** Problem statement **
Repeat the material below exactly, line for line.

-------------------------

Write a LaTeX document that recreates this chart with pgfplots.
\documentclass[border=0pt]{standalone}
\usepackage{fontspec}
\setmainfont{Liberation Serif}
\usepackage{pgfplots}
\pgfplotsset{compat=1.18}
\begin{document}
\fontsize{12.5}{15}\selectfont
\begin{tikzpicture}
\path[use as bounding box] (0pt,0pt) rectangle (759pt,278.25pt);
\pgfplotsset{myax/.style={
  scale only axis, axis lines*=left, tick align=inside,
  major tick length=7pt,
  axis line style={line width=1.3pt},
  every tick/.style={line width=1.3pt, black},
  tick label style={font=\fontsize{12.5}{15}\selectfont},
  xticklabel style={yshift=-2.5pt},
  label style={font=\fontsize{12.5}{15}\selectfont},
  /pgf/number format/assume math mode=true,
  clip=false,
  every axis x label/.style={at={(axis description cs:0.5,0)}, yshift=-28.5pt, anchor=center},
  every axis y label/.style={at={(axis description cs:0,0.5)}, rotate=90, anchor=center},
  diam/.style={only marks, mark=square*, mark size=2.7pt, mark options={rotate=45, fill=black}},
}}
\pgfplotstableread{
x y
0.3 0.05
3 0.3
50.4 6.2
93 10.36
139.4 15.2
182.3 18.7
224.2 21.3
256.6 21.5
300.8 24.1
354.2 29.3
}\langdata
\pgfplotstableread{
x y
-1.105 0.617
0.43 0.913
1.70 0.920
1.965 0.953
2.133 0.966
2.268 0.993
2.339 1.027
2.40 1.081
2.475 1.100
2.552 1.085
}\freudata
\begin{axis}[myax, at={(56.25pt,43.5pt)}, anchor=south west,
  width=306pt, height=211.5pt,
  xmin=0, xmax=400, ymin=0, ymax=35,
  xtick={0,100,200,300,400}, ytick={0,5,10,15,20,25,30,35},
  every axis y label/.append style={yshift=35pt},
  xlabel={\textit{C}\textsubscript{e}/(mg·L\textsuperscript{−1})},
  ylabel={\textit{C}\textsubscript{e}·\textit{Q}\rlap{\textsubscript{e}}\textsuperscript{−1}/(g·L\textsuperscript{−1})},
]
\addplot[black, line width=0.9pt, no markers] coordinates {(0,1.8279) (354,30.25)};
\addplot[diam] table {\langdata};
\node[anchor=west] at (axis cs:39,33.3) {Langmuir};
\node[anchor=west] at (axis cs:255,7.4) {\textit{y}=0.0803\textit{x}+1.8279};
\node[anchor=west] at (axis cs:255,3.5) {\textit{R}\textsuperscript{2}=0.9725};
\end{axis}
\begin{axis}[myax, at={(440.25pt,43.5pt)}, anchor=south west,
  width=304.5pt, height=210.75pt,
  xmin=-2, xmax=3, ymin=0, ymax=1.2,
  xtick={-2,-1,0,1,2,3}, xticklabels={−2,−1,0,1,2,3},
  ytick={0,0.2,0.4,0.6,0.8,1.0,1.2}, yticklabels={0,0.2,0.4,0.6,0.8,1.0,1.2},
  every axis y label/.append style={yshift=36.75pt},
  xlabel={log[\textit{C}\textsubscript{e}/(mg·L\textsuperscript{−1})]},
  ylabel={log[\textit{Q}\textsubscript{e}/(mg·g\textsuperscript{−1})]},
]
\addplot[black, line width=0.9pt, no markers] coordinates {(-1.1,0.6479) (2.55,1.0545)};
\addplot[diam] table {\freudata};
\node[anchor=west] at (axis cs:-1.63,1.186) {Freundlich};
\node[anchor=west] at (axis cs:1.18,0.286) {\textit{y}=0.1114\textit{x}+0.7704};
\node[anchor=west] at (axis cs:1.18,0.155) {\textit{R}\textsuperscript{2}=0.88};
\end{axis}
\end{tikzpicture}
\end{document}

-------------------------

** Worked answer **
Write a LaTeX document that recreates this chart with pgfplots.
\documentclass[border=0pt]{standalone}
\usepackage{fontspec}
\setmainfont{Liberation Serif}
\usepackage{pgfplots}
\pgfplotsset{compat=1.18}
\begin{document}
\fontsize{12.5}{15}\selectfont
\begin{tikzpicture}
\path[use as bounding box] (0pt,0pt) rectangle (759pt,278.25pt);
\pgfplotsset{myax/.style={
  scale only axis, axis lines*=left, tick align=inside,
  major tick length=7pt,
  axis line style={line width=1.3pt},
  every tick/.style={line width=1.3pt, black},
  tick label style={font=\fontsize{12.5}{15}\selectfont},
  xticklabel style={yshift=-2.5pt},
  label style={font=\fontsize{12.5}{15}\selectfont},
  /pgf/number format/assume math mode=true,
  clip=false,
  every axis x label/.style={at={(axis description cs:0.5,0)}, yshift=-28.5pt, anchor=center},
  every axis y label/.style={at={(axis description cs:0,0.5)}, rotate=90, anchor=center},
  diam/.style={only marks, mark=square*, mark size=2.7pt, mark options={rotate=45, fill=black}},
}}
\pgfplotstableread{
x y
0.3 0.05
3 0.3
50.4 6.2
93 10.36
139.4 15.2
182.3 18.7
224.2 21.3
256.6 21.5
300.8 24.1
354.2 29.3
}\langdata
\pgfplotstableread{
x y
-1.105 0.617
0.43 0.913
1.70 0.920
1.965 0.953
2.133 0.966
2.268 0.993
2.339 1.027
2.40 1.081
2.475 1.100
2.552 1.085
}\freudata
\begin{axis}[myax, at={(56.25pt,43.5pt)}, anchor=south west,
  width=306pt, height=211.5pt,
  xmin=0, xmax=400, ymin=0, ymax=35,
  xtick={0,100,200,300,400}, ytick={0,5,10,15,20,25,30,35},
  every axis y label/.append style={yshift=35pt},
  xlabel={\textit{C}\textsubscript{e}/(mg·L\textsuperscript{−1})},
  ylabel={\textit{C}\textsubscript{e}·\textit{Q}\rlap{\textsubscript{e}}\textsuperscript{−1}/(g·L\textsuperscript{−1})},
]
\addplot[black, line width=0.9pt, no markers] coordinates {(0,1.8279) (354,30.25)};
\addplot[diam] table {\langdata};
\node[anchor=west] at (axis cs:39,33.3) {Langmuir};
\node[anchor=west] at (axis cs:255,7.4) {\textit{y}=0.0803\textit{x}+1.8279};
\node[anchor=west] at (axis cs:255,3.5) {\textit{R}\textsuperscript{2}=0.9725};
\end{axis}
\begin{axis}[myax, at={(440.25pt,43.5pt)}, anchor=south west,
  width=304.5pt, height=210.75pt,
  xmin=-2, xmax=3, ymin=0, ymax=1.2,
  xtick={-2,-1,0,1,2,3}, xticklabels={−2,−1,0,1,2,3},
  ytick={0,0.2,0.4,0.6,0.8,1.0,1.2}, yticklabels={0,0.2,0.4,0.6,0.8,1.0,1.2},
  every axis y label/.append style={yshift=36.75pt},
  xlabel={log[\textit{C}\textsubscript{e}/(mg·L\textsuperscript{−1})]},
  ylabel={log[\textit{Q}\textsubscript{e}/(mg·g\textsuperscript{−1})]},
]
\addplot[black, line width=0.9pt, no markers] coordinates {(-1.1,0.6479) (2.55,1.0545)};
\addplot[diam] table {\freudata};
\node[anchor=west] at (axis cs:-1.63,1.186) {Freundlich};
\node[anchor=west] at (axis cs:1.18,0.286) {\textit{y}=0.1114\textit{x}+0.7704};
\node[anchor=west] at (axis cs:1.18,0.155) {\textit{R}\textsuperscript{2}=0.88};
\end{axis}
\end{tikzpicture}
\end{document}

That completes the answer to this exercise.